The four phases of this work have consistently overlapped each other – in the best cases, analyses have been directly followed by syntheses in etude mappings. The focus from the beginning has been to discover the significant and meaningful features in different gestures and find ways to make the music reflect that meaning; the overriding goal of the entire project has been to build a much more expressive and responsive gestural interface.

1.4.2 Results

The tangible, final results of the Conductor’s Jacket project include:

  1. four versions of a wearable jacket interface containing sensors
  2. a multiprocessor architecture for gathering, filtering, and processing physiological data
  3. a design and prototype for wireless transmission of data
  4. a large-scale analysis of the conductor data
  5. a set of interpretive decisions about the most meaningful features
  6. a collection of compositions and etudes for demonstration and performance
My approach has been unique for several reasons, most notably because I have taken an enormous amount of effort to construct a careful study of how conductors express musical ideas through gesture and physiology.
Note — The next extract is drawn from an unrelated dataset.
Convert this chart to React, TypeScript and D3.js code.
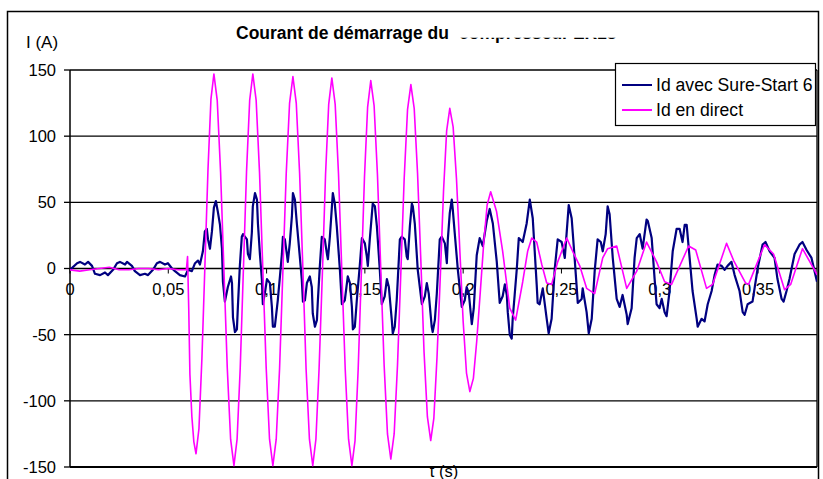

Also, I’ve built sensors into a wearable interface and integrated it into clothing; this is a big departure from other studies that have used cumbersome and awkward interfaces. In the process of completing this project, I have attempted to get beyond the typical problems of brittle, unnatural, overly constrained and unsatisfying mappings between gesture and sound that are frequently used by performers of technology-mediated music. I think that the enormous engineering challenges faced in designing robust real-time systems have dissuaded many from going the extra distance to build truly responsive and adaptive systems. I’m also sure that systems and projects like the Conductor’s Jacket will become more prevalent as more powerful and promising techniques from pattern recognition are pushed to operate in real-time.
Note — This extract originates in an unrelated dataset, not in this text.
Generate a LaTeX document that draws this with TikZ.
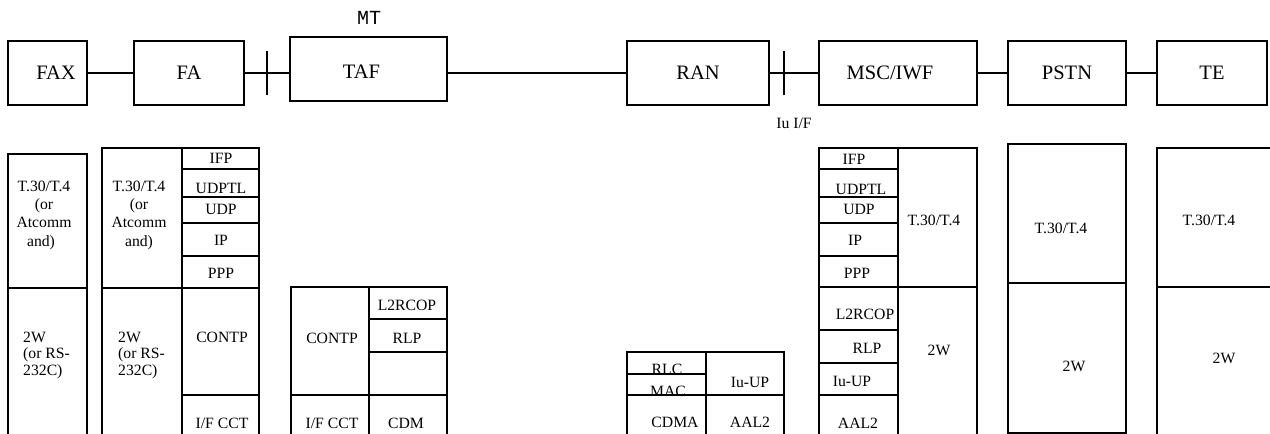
\documentclass[tikz,border=0pt]{standalone}
\usepackage{fontspec}
\setmainfont{Liberation Serif}
\newfontfamily\monofont{Liberation Mono}
\begin{document}
\begin{tikzpicture}[x=1pt,y=-1pt,
  topbox/.style={draw, line width=1.3pt, inner sep=0pt, minimum height=64pt, font=\fontsize{20.5}{24}\selectfont},
  conn/.style={line width=1.8pt},
  stk/.style={line width=1.3pt},
  lbl/.style={font=\fontsize{15.7}{18.3}\selectfont, inner sep=0pt, align=center},
  lbl2/.style={font=\fontsize{15.7}{16.5}\selectfont, inner sep=0pt, align=left, anchor=west},
]
\useasboundingbox (0,0) rectangle (1270,434);

% ---- top row ----
\node[topbox, minimum width=79pt]  (fax)  at (47.5,73) {\hspace*{17pt}FAX};
\node[topbox, minimum width=110pt] (fa)   at (189,73)  {FA};
\node[topbox, minimum width=157pt] (taf)  at (368.5,69) {\raisebox{-9.8pt}[0pt][0pt]{TAF}\hspace*{14pt}};
\node[topbox, minimum width=142pt] (ran)  at (698,73)  {RAN};
\node[topbox, minimum width=158pt] (msc)  at (898,73)  {MSC/IWF\hspace*{16pt}};
\node[topbox, minimum width=118pt] (pstn) at (1067,73) {PSTN};
\node[topbox, minimum width=110pt] (te)   at (1212,73) {TE};

\node[font=\monofont\fontsize{20}{24}\selectfont, inner sep=0pt] (mt) at (369,18) {MT};
\node[lbl] (iu) at (794,123) {Iu I/F};

\draw[conn] (fax.east) -- (fa.west);
\draw[conn] (fa.east) -- (fa.east -| taf.west) coordinate[pos=0.5] (t1);
\draw[conn] (ran.west -| taf.east) -- (ran.west);
\draw[conn] (ran.east) -- (msc.west) coordinate[pos=0.3] (t2);
\draw[conn] (msc.east) -- (pstn.west);
\draw[conn] (pstn.east) -- (te.west);
\draw[conn] ([yshift=-22pt]t1) -- ([yshift=22pt]t1);
\draw[conn] ([yshift=-22pt]t2) -- ([yshift=22pt]t2);

% ---- stack 1 (FAX) ----
\draw[stk] (8,434) -- (8,154) -- (87,154) -- (87,434);
\draw[stk] (8,288) -- (87,288);
\node[lbl] (s1a) at (44,215) {T.30/T.4\\(or\hspace*{18pt}\\Atcomm\\and)\hspace*{6pt}};
\node[lbl2] (s1b) at (23,355) {2W\\(or RS-\\232C)};

% ---- stack 2 (FA) ----
\draw[stk] (102,434) -- (102,148) -- (259,148) -- (259,434);
\draw[stk] (182,148) -- (182,434);
\draw[stk] (102,288) -- (259,288);
\foreach \yy in {169,197,223,256,395} \draw[stk] (182,\yy) -- (259,\yy);
\node[lbl] (s2a) at (139,215) {T.30/T.4\\(or\hspace*{12pt}\\Atcomm\\and)};
\node[lbl2] (s2b) at (118,355) {2W\\(or RS-\\232C)};
\node[lbl] at (221,158) {IFP};
\node[lbl] at (221,188) {UDPTL};
\node[lbl] at (221,209) {UDP};
\node[lbl] at (221,240) {IP};
\node[lbl] at (221,273) {PPP};
\node[lbl] at (222,337) {CONTP};
\node[lbl] at (222,423) {I/F CCT};

% ---- stack 3 (TAF) ----
\draw[stk] (291,434) -- (291,287) -- (447,287) -- (447,434);
\draw[stk] (369,287) -- (369,434);
\draw[stk] (369,319) -- (447,319);
\draw[stk] (369,352) -- (447,352);
\draw[stk] (291,395) -- (447,395);
\node[lbl] at (332,338) {CONTP};
\node[lbl] at (407,305) {L2RCOP};
\node[lbl] at (407,338) {RLP};
\node[lbl] at (332,423) {I/F CCT};
\node[lbl] at (406,423) {CDM};

% ---- stack 4 (RAN) ----
\draw[stk] (627,434) -- (627,352) -- (784,352) -- (784,434);
\draw[stk] (706,352) -- (706,434);
\draw[stk] (627,374) -- (706,374);
\draw[stk] (627,395) -- (784,395);
\node[lbl, anchor=base] at (667,374.5) {RLC};
\node[lbl, anchor=base] at (668,396) {MAC};
\node[lbl] at (750,382) {Iu-UP};
\node[lbl] at (675,422) {CDMA};
\node[lbl] at (750,422) {AAL2};

% ---- stack 5 (MSC/IWF) ----
\draw[stk] (819,434) -- (819,148) -- (977,148) -- (977,434);
\draw[stk] (898,148) -- (898,434);
\draw[stk] (819,287) -- (977,287);
\foreach \yy in {169,197,223,256,330,363,395} \draw[stk] (819,\yy) -- (898,\yy);
\node[lbl] at (854,159) {IFP};
\node[lbl] at (861,189) {UDPTL};
\node[lbl] at (859,209) {UDP};
\node[lbl] at (855,240) {IP};
\node[lbl] at (857,273) {PPP};
\node[lbl] at (865,314) {L2RCOP};
\node[lbl] at (867,348) {RLP};
\node[lbl] at (852,381) {Iu-UP};
\node[lbl] at (858,423) {AAL2};
\node[lbl] at (934,220) {T.30/T.4};
\node[lbl] at (939,350) {2W};

% ---- stack 6 (PSTN) ----
\draw[stk] (1008,144) rectangle (1126,433);
\draw[stk] (1008,283) -- (1126,283);
\node[lbl] at (1061,228) {T.30/T.4};
\node[lbl] at (1074,366) {2W};

% ---- stack 7 (TE) ----
\draw[stk] (1275,148) -- (1157,148) -- (1157,434);
\draw[stk] (1157,287) -- (1275,287);
\node[lbl] at (1209,220) {T.30/T.4};
\node[lbl] at (1224,358) {2W};
\end{tikzpicture}
\end{document}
This thesis presents novel methods for sensing, analyzing, interpreting, and accompanying expressive gestures in real-time with flexible and responsive music. In the following chapter I present numerous theoretical and practical precedents for my work. Chapter 3 describes the system design and implementation of the Conductor’s Jacket sensing and data collection hardware. Chapter 4 presents the visual analysis of the conductor data, including a full account of fourteen expressive features and descriptions of twenty-one others. In Chapter 5 I discuss the implications of my analytical results and present my theories of expression and meaning. Chapter 6 details the system architecture and details of the Gesture Construction, the interactive music software system I built. In Chapter 7 I evaluate my results and discuss the implications, and in Chapter 8 I conclude with some thoughts and ideas for future work.